L'adhésion est donc parfaite, ou presque. Ou plutôt elle serait parfaite si la subtilité de poète n’y faisait pas surgir une contradiction d’autant plus intéressante qu’il néglige du reste royalement de résoudre. Il y va de la relation entre musique et livret, c’est-à-dire au bout du compte entre musique et poésie et, au-delà de cette relation de principe, du risque de hiérarchisation entre les deux. Nous sommes alors sur les terres du poète, mais il paraît n’en rien savoir.

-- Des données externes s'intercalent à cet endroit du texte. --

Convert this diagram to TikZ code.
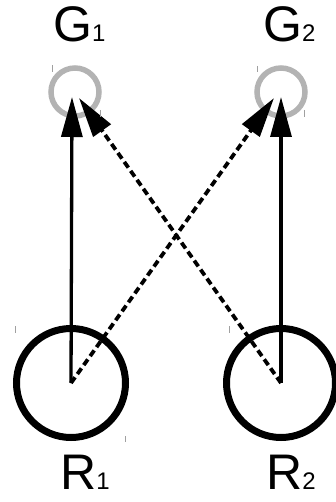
\documentclass[tikz,border=0pt]{standalone}
\usepackage{fontspec}
\setmainfont{Liberation Sans}
\usetikzlibrary{arrows.meta}
\definecolor{ringgray}{HTML}{B3B3B3}
\definecolor{tickgray}{HTML}{A0A0A0}
\tikzset{
  rnode/.style={circle,draw=black,line width=7pt,minimum size=109pt,inner sep=0pt},
  gnode/.style={circle,draw=ringgray,line width=5.5pt,minimum size=48pt,inner sep=0pt},
  lab/.style={anchor=base west,inner sep=0pt,font=\fontsize{50}{50}\selectfont},
  solidarrow/.style={line width=3.3pt,-{Triangle[length=40pt,width=21pt]}},
  dasharrow/.style={line width=3.8pt,dash pattern=on 7pt off 4pt,-{Triangle[length=40pt,width=21pt]}},
  tick/.style={draw=tickgray,line width=0.8pt}
}
\newcommand{\subdig}[1]{{\fontsize{24}{24}\selectfont #1}}
\newcommand{\lbltext}[2]{#1\subdig{#2}}
\begin{document}
\begin{tikzpicture}[x=1pt,y=-1pt]
\useasboundingbox (0,0) rectangle (335,502);
% goal rings
\node[gnode] (G1) at (75,92) {};
\node[gnode] (G2) at (281,92) {};
% robot circles
\node[rnode] (R1) at (71,383) {};
\node[rnode] (R2) at (281,383) {};
% arrow tip points
\coordinate (t11) at (72,97);
\coordinate (t21) at (79,98);
\coordinate (t12) at (274,98);
\coordinate (t22) at (281,97);
% arrows
\draw[solidarrow] (R1.center) -- (t11);
\draw[solidarrow] (R2.center) -- (t22);
\draw[dasharrow] (R1.center) -- (t12);
\draw[dasharrow] (R2.center) -- (t21);
% labels
\node[lab] (LG1) at (53,42) {\lbltext{G}{1}};
\node[lab] (LG2) at (263,42) {\lbltext{G}{2}};
\node[lab] (LR1) at (60,489) {\lbltext{R}{1}};
\node[lab] (LR2) at (266,489) {\lbltext{R}{2}};
% small tick marks
\draw[tick] (52,65) -- (52,72);
\draw[tick] (100,110) -- (100,117);
\draw[tick] (257,66) -- (257,72);
\draw[tick] (304,110) -- (304,117);
\draw[tick] (15,326) -- (15,333);
\draw[tick] (125,436) -- (125,442);
\draw[tick] (229,326) -- (229,333);
\end{tikzpicture}
\end{document}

Avant d’examiner les méandres de ses propositions et ce à quoi elles aboutissent, je me permettrais simplement de noter que les pages de Baudelaire présentent sur ce point assez peu d’analyses, si ce n’est, ce qui est important, dans leurs digressions. Y manquent, ou du moins, si je suis honnête, me manquent les fulgurances des notations que l’on trouve si souvent ailleurs dans l’exercice critique de Baudelaire. Mais ce n’est après tout que naturel puisque le poète ne cesse de citer ou de répéter soit Liszt soit Wagner. En outre, quand il ne cite pas, il raconte. Il raconte donc les livrets de Tannhäuser, de Lohengrin ou des Maîtres chanteurs. Ce sont pourtant trajets fort révélateurs d’une pensée et de ce vers quoi elle s’achemine.
C’est Liszt qui conduit le poète à s’interroger sur l’importance du livret. Il écrit, dans un propos rapporté par le poète que même privée de son beau texte cette musique vaudrait pour elle-même. C’est là un élan d’admiration sur lequel Baudelaire va renchérir :
En effet, sans poésie, la musique de Wagner serait encore une œuvre poétique, étant douée de toutes les qualités qui constituent une poésie bien faite (…), tant toutes choses y sont prudemment concaténées. [11]
La louange était à double tranchant, sans compter qu’elle n’est pas sans soulever des questions de stricte logique, que le poète se garde du reste bien de poser : à quoi donc sert le texte ? Le drame serait-il redondant par rapport à la musique? Accessoire donc par rapport à elle ? Ou l’inverse ? Mais qu'est-ce à dire ? On peut s’étonner que semblable louange, prononcée par un musicien, soit reprise par un poète, mais Baudelaire passe aussitôt au récit d’un second livret.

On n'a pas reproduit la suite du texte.